Give me a Break! Remember that old TV show with Nell Carter? Nell was a fairly large woman and a pretty good example of what most of us look for in a big female walleye. In this article I hope to explain how walleyes grow to be Nell-sized by utilizing current breaks in the rivers they inhabit.
First of all you have to understand what a current break is and how it offers a feeding opportunity to a walleye. A current break is an area where the current in a river is diverted in a way that creates slack water near a piece of structure. The slack water offers a holding place for a walleye where they don’t have to expend much effort to stay in one place, while also allowing the fish to ambush any prey washing by with the main current. This strategy reduces the energy a fish needs to spend and maximizes it’s potential to grow fat and happy. These pieces of structure can be on a scale as small as a single rock to as large as the deepest hole in the river. Identifying these structures can help you eliminate dead stretches of river and focus your time in the most likely places to find fish.
Major structural elements in a river that create current breaks include points, wing dams, eddies, backwaters and deep holes. The diagram shows a cross section view of how current is diverted by a wing dam or a point extending into the main channel.
Walleyes will hold in the areas of slack water without expending much energy and wait for the current to wash food past them. The rock structure on the top of the wing dam creates a slipstream behind it where fish can hold, and the same is true of the downstream side of the wing dam. The upstream side, or face, of the wing dam also provides a place for fish to hold and is often the most productive area on the dam or point. The current follows the path of least resistance, which is out into the main channel away from the tip of the structure or over the top of the dam where the flow is constricted. The increased velocity of the current over the top will create a riffle on the surface of the water which you can see, but be careful when navigating near the top of a wing dam and remember that the riffle occurs slightly downstream of the feature which caused it.
Deep holes offer the same kind of slack areas as a wing dam. For an extreme example think of the way a waterfall flows over a cliff. There is a void behind the waterfall where you might be able to walk and watch the water flow over the top of you. The momentum of the current carries it over your head before it drops down and begins to scour the bottom of the hole. The same kind of void is created in miniature at the upstream lip of a hole in a river, although the more abrupt the drop into the hole – the better. The tail end of the hole is influenced in much the same way as the face of a wing dam, and creates another area for walleyes to hold. The center stretch of a hole is also an area of reduced current velocity due to the increase in depth. Water depth and current velocity are inversely proportional; meaning that if one goes up the other must come down. Deep holes and bends offer places for fish to rest and conserve their energy when they aren’t feeding as actively near the head or tail end of the hole.

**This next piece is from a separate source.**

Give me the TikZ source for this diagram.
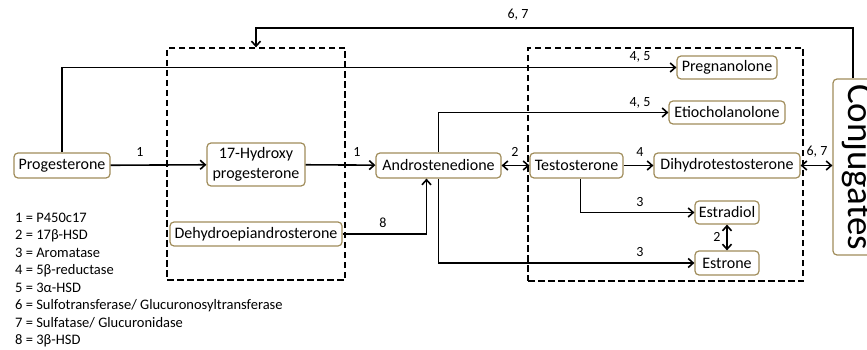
\documentclass[tikz,border=0pt]{standalone}
\usepackage{fontspec}
\setmainfont{Carlito}
\usetikzlibrary{arrows.meta}
\definecolor{tan}{RGB}{160,140,90}
\begin{document}
\begin{tikzpicture}[x=1pt,y=-1pt,
  box/.style={draw=tan, line width=1.2pt, rounded corners=4pt, inner sep=1pt, font=\fontsize{16}{20}\selectfont},
  dbox/.style={draw=black, line width=1.3pt, dash pattern=on 6.5pt off 3.5pt},
  arr/.style={line width=1.6pt, -{Straight Barb[length=5pt,width=9pt,line width=1.6pt]}},
  darr/.style={line width=1.6pt, {Straight Barb[length=5pt,width=9pt,line width=1.6pt]}-{Straight Barb[length=5pt,width=9pt,line width=1.6pt]}},
  lbl/.style={font=\fontsize{14}{16}\selectfont, inner sep=0pt},
  leg/.style={font=\fontsize{14.5}{17.5}\selectfont, inner sep=0pt, anchor=west}]
\useasboundingbox (0,0) rectangle (867,350);
% dashed boxes
\node[dbox, minimum width=178, minimum height=232] (lbox) at (256,164) {};
\node[dbox, minimum width=275, minimum height=233] (rbox) at (665.5,164.5) {};
% nodes
\node[box, minimum width=96, minimum height=25] (prog) at (62,165.5) {Progesterone};
\node[box, minimum width=98, minimum height=43, align=center] (hyd) at (256,164.5) {17-Hydroxy\\progesterone};
\node[box, minimum width=125, minimum height=25] (andro) at (438.5,165.5) {Androstenedione};
\node[box, minimum width=93, minimum height=25] (testo) at (576.5,165.5) {Testosterone};
\node[box, minimum width=146, minimum height=25] (dht) at (727,165.5) {Dihydrotestosterone};
\node[box, minimum width=100, minimum height=23] (preg) at (727,67.5) {Pregnanolone};
\node[box, minimum width=116, minimum height=23] (etio) at (727,112.5) {Etiocholanolone};
\node[box, minimum width=172, minimum height=24] (dhea) at (256,234) {Dehydroepiandrosterone};
\node[box, minimum width=64, minimum height=23] (estd) at (727,212.5) {Estradiol};
\node[box, minimum width=64, minimum height=24] (estr) at (727,263) {Estrone};
\node[box, minimum width=50, minimum height=176, inner sep=0pt, font=\fontsize{37}{40}\selectfont] (conj) at (858,167) {\rotatebox{-90}{Conjugates}};
% connectors
\draw[arr] (prog) -- (hyd);
\draw[arr] (hyd) -- (andro);
\draw[darr] (andro) -- (testo);
\draw[arr] (testo) -- (dht);
\draw[darr] (dht) -- (dht -| conj.west);
\draw[arr] (prog.north) |- (preg.west);
\draw[arr] (andro.north) |- (etio.west);
\draw[arr] (andro.south) |- (estr.west);
\draw[arr] ([xshift=4pt]testo.south) |- (estd.west);
\draw[arr] (dhea.east) -| ([xshift=-12pt]andro.south);
\draw[darr] (estd) -- (estr);
\coordinate (loop) at (256,28);
\draw[arr] ([xshift=-5pt]conj.north) |- (loop) -- (lbox.north);
% connector labels
\node[lbl] (l1) at (140,152) {1};
\node[lbl] (l2) at (357,152) {1};
\node[lbl] (l3) at (515,152) {2};
\node[lbl] (l4) at (640,152) {4};
\node[lbl] (l5) at (817,152) {6, 7};
\node[lbl] (l6) at (640,57) {4, 5};
\node[lbl] (l7) at (640,103) {4, 5};
\node[lbl] (l8) at (640,202) {3};
\node[lbl] (l9) at (640,252) {3};
\node[lbl] (l10) at (383,223) {8};
\node[lbl] (l11) at (717,237) {2};
\node[lbl] (l12) at (518,15) {6, 7};
% legend
\node[leg] (g1) at (15,218) {1 = P450c17};
\node[leg] (g2) at (15,236) {2 = 17β-HSD};
\node[leg] (g3) at (15,253) {3 = Aromatase};
\node[leg] (g4) at (15,271) {4 = 5β-reductase};
\node[leg] (g5) at (15,288) {5 = 3α-HSD};
\node[leg] (g6) at (15,306) {6 = Sulfotransferase/ Glucuronosyltransferase};
\node[leg] (g7) at (15,323) {7 = Sulfatase/ Glucuronidase};
\node[leg] (g8) at (15,341) {8 = 3β-HSD};
\end{tikzpicture}
\end{document}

Minor structural elements that create current breaks are almost too numerous to list, but include individual rocks, trees, rip rap, docks, washboards, clam beds and bridge piers. Any of these structures could divert enough flow for one or maybe a few fish to lay in wait. These are spot on the spots and will take some searching to find, but the principle remains the same. Any place that a walleye can minimize the energy spent holding while maximizing the opportunity to feed will be a place worth fishing.
As a general rule you will find sauger holding in areas with higher current velocities than walleyes are willing to tolerate. On some current breaks you will find sauger and walleye within a few feet of each other, but almost always the sauger will be holding close to the fastest current and the walleye will be nearby holding in the more slack water. Sauger are usually much thinner than walleye, and that fact illustrates the somewhat lazy but effective strategy of walleye conserving more energy by avoiding strong currents.
The spring migration of walleyes upstream to spawn is another example of how important current breaks are. A spawning walleye needs to get upstream with the least effort possible and will seek out the path of least resistance. This means traveling from current break to current break to rest and feed while continuing upstream through water with the least velocity. The inside of bends in a river offer shelter from the swift current found in the main channel racing around the outside of a corner, and is often an overlooked place for spring eyes. It’s not really fair to call walleyes lazy for this behavior; after all it conserves energy and puts more meat on your table or a bigger gut on the fish in your pictures.
So pay attention to any structure that you find in a river and try to figure out how you would use it to your advantage if you were hungry and didn’t want to work that hard for your next meal. That strategy of survival has kept walleyes alive as a species for a long time.